La presidente del Consiglio viene vista come un esempio, ma l’analisi francese è imprecisa: lei non è l’artefice di una “normalizzazione” della destra italiana. Il suo percorso si inserisce nella scia dell’evoluzione di An che nel 1995 aveva già intrapreso una via governativa
In Francia, nelle ultime settimane, si osserva un fiorire di riferimenti positivi a Giorgia Meloni. Un esempio: l’ex capo del governo Edouard Philippe, all’inizio di giugno ha lodato il pragmatismo della premier italiana. Più in generale, Giorgia Meloni viene utilizzata come simbolo di un potenziale scenario di unione delle destre, il che significherebbe nientemeno che l’ascesa al potere del Rassemblement national, nell’ambito di un’alleanza con la destra classica, ossia i Républicains, ma anche con alcuni settori della destra moderata macronista. Questo scenario è sostenuto da diverse personalità negli ambienti conservatori francesi, e molti vedono in figure emergenti come Jordan Bardella (nel Rn) oppure Bruno Retailleau (Républicains) potenziali protagonisti di questa svolta. E’ in questa direzione che si colloca anche l’intervista di Philippe, che con un apprezzamento per Meloni si posiziona come candidato sensibile alle tematiche della destra, se non addirittura aperto a eventuali alleanze in vista delle prossime presidenziali. A luglio, il settimanale Le Point ha dedicato una copertina all’“incredibile Italia”, con articoli elogiativi sulle capacità economiche e politiche del governo italiano e in quel caso, tra l’altro, la tenuta dei conti pubblici italiani è servita a criticare la tendenza francese a sforare regolarmente il proprio deficit.

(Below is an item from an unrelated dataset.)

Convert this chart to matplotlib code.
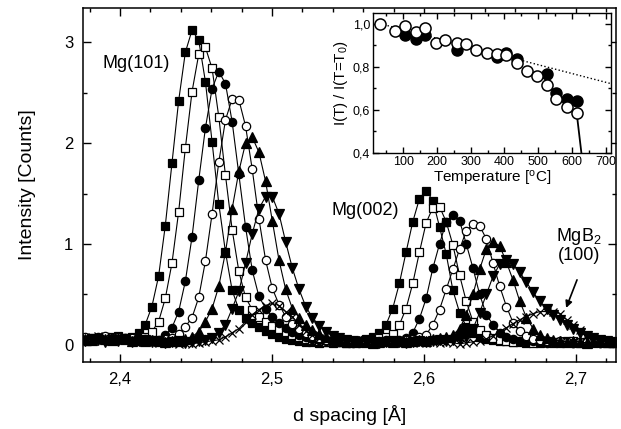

Abbiamo inoltre osservato aperture francesi sulla gestione della demografia in Italia, un aspetto per certi versi paradossale, considerando che la denatalità italiana costituisce un punto critico, con politiche decisamente meno incisive rispetto a quelle transalpine. Anche l’azione del presidente della Repubblica francese sembra andare nella direzione di una rivalutazione del governo Meloni, come dimostra la visita compiuta a Roma il 3 giugno scorso: un gesto diplomatico volto a ristabilire la piena operatività del rapporto bilaterale. Anche in questo caso si può sostenere che le convergenze e le necessità della politica internazionale abbiano spinto verso questo riavvicinamento. I francesi tendono a leggere l’ascesa al potere di Giorgia Meloni come un fenomeno recente: quello di una traiettoria di moderazione di una presunta “estrema destra” italiana, capace di conciliare le “tre destre”, inglobando Forza Italia e la Lega. Un riferimento, questo, ai temi cari al decano della politologia parigina, René Rémond, che classificava la destra francese in monarchici legittimisti (quindi controrivoluzionari), orleanisti liberali e bonapartisti. Oggi, le tre destre francesi non sono più esattamente le stesse, ma la formula è rimasta viva, ed è quindi piuttosto facile cedere alla tentazione di applicarla anche nel confronto con l’Italia.
Ma questo calcolo politico dimentica alcuni parametri fondamentali. Il primo è che le ultime elezioni non hanno prodotto una maggioranza nel paese, ma hanno comunque segnalato un netto rifiuto nei confronti dell’ascesa al potere del Rassemblement national, con l’unione delle destre (proposta da ex Républicains come Eric Ciotti) fortemente ridimensionata. Inoltre, si è aperta una competizione a destra con l’ascesa di Bruno Retailleau alla presidenza dei Républicains, il che offre loro una concreta possibilità di riconquistare lo spazio neo-gollista e dunque l’egemonia sulla destra. L’interesse francese per l’Italia può essere accolto positivamente a Roma, il problema, però, è che l’analisi francese è largamente imprecisa. Come spesso accade, l’interesse francese è una proiezione delle proprie visioni e non implica una reale conoscenza delle dinamiche italiane. Il percorso di Giorgia Meloni si inserisce nella scia dell’evoluzione di Alleanza Nazionale, che con la svolta di Fiuggi del 1995 aveva già intrapreso una via governativa, nel contesto delle alleanze architettate da Silvio Berlusconi.
Si tratta quindi di una storia lunga, che non corrisponde alla lettura francese secondo cui Meloni sarebbe l’artefice di una “normalizzazione” della destra italiana. Se applichiamo alla Francia una griglia di lettura italiana, la trasformazione del Rassemblement national in un partito di governo esplicitamente postlepenista sarebbe una condizione necessaria per entrare realmente in una dialettica di potere con le altre forze di destra. Si tratta, però, di un passaggio che l’analisi francese tende a ignorare, e ciò può legittimamente far sorgere dubbi sulla reale concretezza di questa “droite à l’italienne”.